As the end of 2012 approaches, talk of worldwide cataclysmic destruction is picking up with this being the alleged year marked on the Mayan Calendar as “The End.” Discussions revolve around speculations of exploding volcanoes, mile high tsunamis and an unknown planet on a collision course with Earth. The odds of any of these events actually happening are near zero, regardless what the Mayan Calendar theorists claim. At the same time it is near 100 percent certainty that over the next year earth will suffer millions of dollars in property damage, loss of life, and people will have to fight for their own survival. All due to a threat we face every day, the weather. Earth’s weather threatens property and lives in a number of different ways from heat to cold, flooding to drought, and destructive winds of hurricanes and tornadoes.

Shelter and Supplies

When severe weather threatens danger and destruction, a survival kit set up and ready to use at a moments notice, can be a life-saving piece of equipment.
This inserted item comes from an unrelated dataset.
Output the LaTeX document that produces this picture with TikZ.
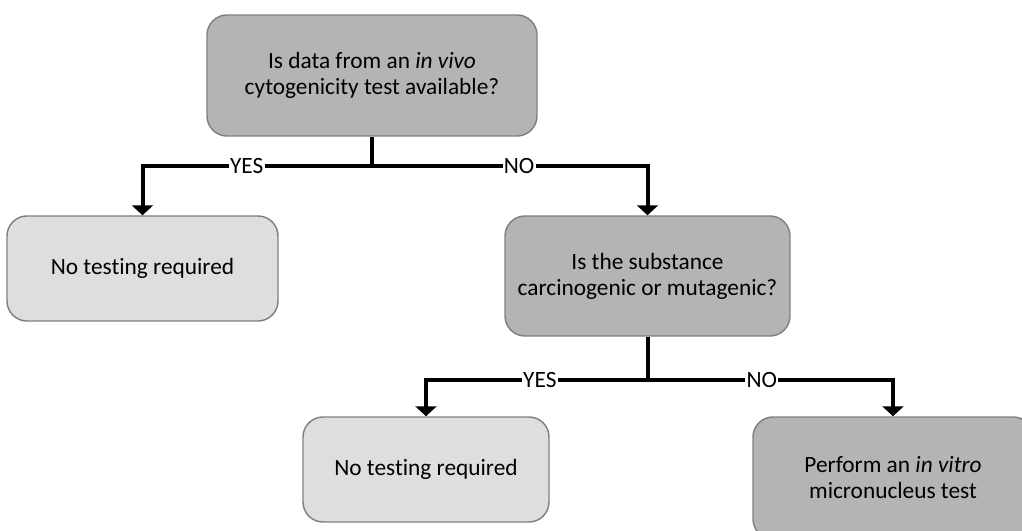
\documentclass[tikz,border=0pt]{standalone}
\usepackage{fontspec}
\setmainfont[Ligatures=NoCommon]{Carlito}
\usetikzlibrary{arrows.meta}
\definecolor{boxdark}{RGB}{180,180,180}
\definecolor{boxlight}{RGB}{222,222,222}
\definecolor{boxline}{RGB}{128,128,128}
\tikzset{
  question/.style={draw=boxline, line width=1.1pt, fill=boxdark, rounded corners=15pt,
    align=center, font=\fontsize{17.5}{19.5}\selectfont, inner sep=2pt},
  answer/.style={question, fill=boxlight},
  conn/.style={line width=3pt},
  lbl/.style={fill=white, inner xsep=1pt, inner ysep=0.5pt, font=\fontsize{17.5}{19}\selectfont}
}
\begin{document}
\begin{tikzpicture}[x=0.75pt, y=-0.75pt, >={Triangle[width=15.75pt,length=7.5pt]}]
                    \useasboundingbox (0,0) rectangle (1022,531);
                    % Top question
                    \node[question, minimum width=247.5pt, minimum height=90.75pt] (vivo) at (372,75.5)
                        {Is data from an \textit{in vivo}\\cytogenicity test available?};
                    % First answers
                    \node[answer, minimum width=203.25pt, minimum height=78.75pt] (notest1) at (142.5,268.5)
                        {No testing required};
                    \node[question, minimum width=213.75pt, minimum height=90pt] (carc) at (647.5,276)
                        {Is the substance\\carcinogenic or mutagenic?};
                    % Second answers
                    \node[answer, minimum width=184.5pt, minimum height=78.75pt] (notest2) at (426,469.5)
                        {No testing required};
                    \node[question, minimum width=210pt, minimum height=91.5pt] (micro) at (893,478)
                        {Perform an \textit{in vitro}\\micronucleus test};
                    % Top split
                    \coordinate (split1) at (vivo.south |- 0,166);
                    \draw[conn] (vivo.south) -- (split1);
                    \draw[conn, ->] (split1) -| node[lbl, pos=0.273] (yes1) {YES} (notest1.north);
                    \draw[conn, ->] (split1) -| node[lbl, pos=0.267] (no1) {NO} (carc.north);
                    % Second split
                    \coordinate (split2) at (carc.south |- 0,380);
                    \draw[conn] (carc.south) -- (split2);
                    \draw[conn, ->] (split2) -| node[lbl, pos=0.243] (yes2) {YES} (notest2.north);
                    \draw[conn, ->] (split2) -| node[lbl, pos=0.233] (no2) {NO} (micro.north);
                \end{tikzpicture}
\end{document}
Having a kit allowing each member of your family to survive for a minimum of 3 days is a good idea, the more days you are prepared for the better. Shelter, in the case your home sustains damage or is totally destroyed can be as simple as a rope and tarp or a camping tent. Water can be cases or jugs of bottled water stored within the home before any disaster occurs, making sure to rotate it on a regular basis with fresh replacement using the old water and storing the new. In a pinch, if no water has been stored stop up the drain in the bath tub and fill it. Water rationing of at least one gallon per day per person is a good target. Food preparation is easy and can be accomplished by setting up an area to hold canned food that can be eaten directly from the can and uncooked. After a disaster there may be no way to cook food, except an open fire which may not be safe depending on the current situation.

cc licensed ( BY NC SD ) flickr photo shared by Tidewater Muse

Light and Communication

For light use flashlights and batteries, candles and waterproof matches or kerosene and oil lamps. Buy a portable weather radio preferably one that can run on emergency sources of power, in addition to batteries, such as being powered by hand cranking or solar power. Listen to this before the storm hits and after to get updates regarding rescue and relief attempts being made and their progress. Do not count on cell phones, regular telephones or an Internet connection after a severe storm. During sever weather like Hurricane Katrina all of those communication methods were lost.